Great expectations for Obama’s visit - Monocolumn | Monocle

Monocolumn

A daily bulletin of news & opinion

17 March 2010

The excitement has been building over the last few weeks. Children from the two schools he attended in Jakarta have been learning American songs and traditional dances in the hope they will get to perform for him. Newspaper opinion pages and social networking websites have been buzzing with debate about the pros and cons of his visit. Hard-line Islamists have been stocking up on shoes to throw at pictures of him, aping protests against George W Bush in Iraq. Obama’s return to this country of 240 million people, 86 per cent of whom are Muslim, has been eagerly awaited ever since Indonesian president Susilo Bambang Yudhoyono invited him back last year.
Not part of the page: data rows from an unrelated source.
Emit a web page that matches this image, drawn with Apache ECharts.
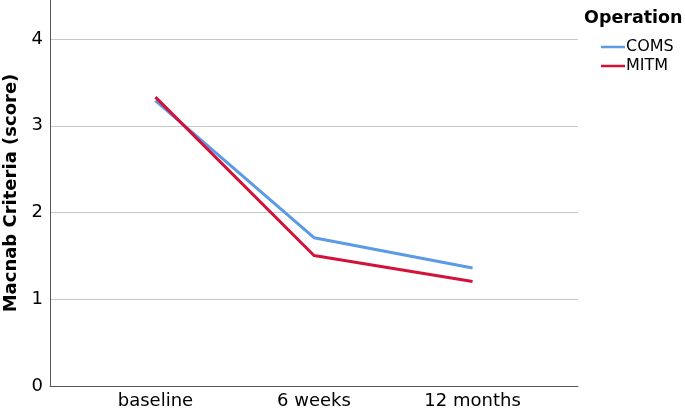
<!DOCTYPE html>
<html><head><meta charset="utf-8">
<script src="https://cdn.jsdelivr.net/npm/echarts@6/dist/echarts.min.js"></script>
<style>html,body{margin:0;padding:0;background:#fff}#c{width:685px;height:412px}</style>
</head><body><div id="c"></div>
<script>
const categories = ['baseline', '6 weeks', '12 months'];
const comsValues = [3.29, 1.71, 1.36];
const mitmValues = [3.33, 1.505, 1.205];
const yTicks = [0, 1, 2, 3, 4];
const seriesNames = ['COMS', 'MITM'];
const legendTitle = 'Operation';
const yTitle = 'Macnab Criteria (score)';

const FONT = 'DejaVu Sans';
const chart = echarts.init(document.getElementById('c'), null, {renderer: 'canvas'});
const toPairs = arr => arr.map((v, i) => [i, v]);
chart.setOption({
  animation: false,
  textStyle: {fontFamily: FONT},
  title: {text: legendTitle, left: 579, top: 4, textStyle: {fontFamily: FONT, fontWeight: 'bold', fontSize: 17.5, color: '#000'}},
  legend: {
    orient: 'vertical', left: 596, top: 34, itemGap: 3, itemWidth: 24, itemHeight: 10,
    icon: 'path://M0,4 L24,4 L24,6.5 L0,6.5 Z',
    textStyle: {fontFamily: FONT, fontSize: 16, color: '#000', padding: [0, 0, 0, -4]},
    data: seriesNames
  },
  grid: {left: 50, right: 107, top: 0, bottom: 26, containLabel: false, outerBoundsMode: 'none'},
  xAxis: {
    type: 'value', min: -0.665, max: 2.665,
    axisLine: {show: true, lineStyle: {color: '#555', width: 1}},
    axisTick: {show: false},
    splitLine: {show: false},
    axisLabel: {
      customValues: [0, 1, 2],
      formatter: v => categories[Math.round(v)],
      fontFamily: FONT, fontSize: 18, color: '#000', margin: 6
    }
  },
  yAxis: {
    type: 'value', min: 0, max: 4.45, interval: 1,
    name: yTitle, nameLocation: 'middle', nameGap: 29,
    nameTextStyle: {fontFamily: FONT, fontWeight: 'bold', fontSize: 18, color: '#000'},
    axisLine: {show: true, onZero: false, lineStyle: {color: '#555', width: 1}},
    axisTick: {show: false},
    splitLine: {show: true, showMaxLine: false, showMinLine: false, lineStyle: {color: '#c8c8c8', width: 1}},
    axisLabel: {
      customValues: yTicks,
      fontFamily: FONT, fontSize: 18, color: '#000', margin: 7
    }
  },
  series: [
    {name: seriesNames[0], type: 'line', data: toPairs(comsValues), symbol: 'none',
     lineStyle: {color: '#5a9ae6', width: 3}, itemStyle: {color: '#5a9ae6'}},
    {name: seriesNames[1], type: 'line', data: toPairs(mitmValues), symbol: 'none',
     lineStyle: {color: '#d3123a', width: 3}, itemStyle: {color: '#d3123a'}}
  ]
});
</script></body></html>
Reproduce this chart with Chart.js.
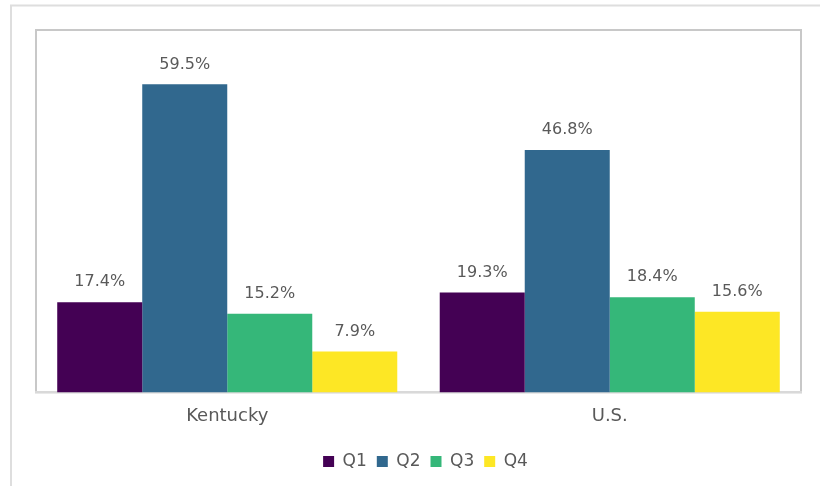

Many Indonesians are proud of the fact that the most powerful man in the world spent some of his formative years in their country and has spoken fondly of his time in Jakarta. In internet forums and on cult T-shirts, Obama has been dubbed “Anak Menteng” or the “Menteng Kid”, after the well-heeled Jakarta suburb where he lived with his American mother and his Indonesian stepfather from 1967 to 1971.

“He’s the biggest foreign visitor we’ve had for years,” added Andini Effendi, an anchor for Metro TV, Indonesia’s first 24-hour rolling news channel. “When George W Bush was here in 2006, it was hectic but not in a good way. There were huge anti-Bush demonstrations and that was what we focused on.”

The big hope is that Indonesia can leverage on the Obama connection to repair relations with the US, which suffered from a combination of neglect and mutual suspicion under George W Bush.

“From the Indonesian side, the visit is more symbolic than anything else,” says Evan Laksmana, a researcher at the Centre for Strategic and International Studies, a leading Indonesian think tank. “There’s unlikely to be any concrete initiatives in terms of economics, defence or trade but the focus will be on improving cooperation in areas such as investment, education and counter-terrorism.”

For the US, it’s a chance to regain traction in Southeast Asia, especially with Chinese influence in the region growing strongly.

In Indonesia, as in America, much of the euphoria that greeted Obama’s election has died down as “the audacity of hope” has faded into the cold reality of politics.

A bronze statue of the US president as a boy was recently removed from a park in Obama’s former neighbourhood after opposition to the veneration of a foreign figure in a public space.

Radical Islamists, who have already held boisterous anti-Obama demonstrations across the archipelago, have vowed to protest in their thousands against a man they claim is an “enemy of Islam” for continuing the wars in Afghanistan and Iraq and failing to hold Israel to account.

The problem is that with the US Secret Service ultra-cautious as ever and security concerns heightened by the Indonesian police’s recent discovery of a terrorist training camp in Aceh, it seems unlikely that Obama will do much public meeting and greeting.

A proposed trip to the ancient Buddhist temple of Borobudur has been cancelled because of security fears and Obama’s exact itinerary will not be confirmed until the last minute.

Already last week it was announced that the US president’s trip to Indonesia would be delayed by three days to 21 March so that Obama can work a little longer to get healthcare reforms through Congress. As a result, his wife Michelle and their two daughters will no longer be joining him on the trip (the girls will be back at school).

With expectations so high here, the danger is that people may be left feeling disappointed by what looks like it’s becoming just another flying visit from a US president.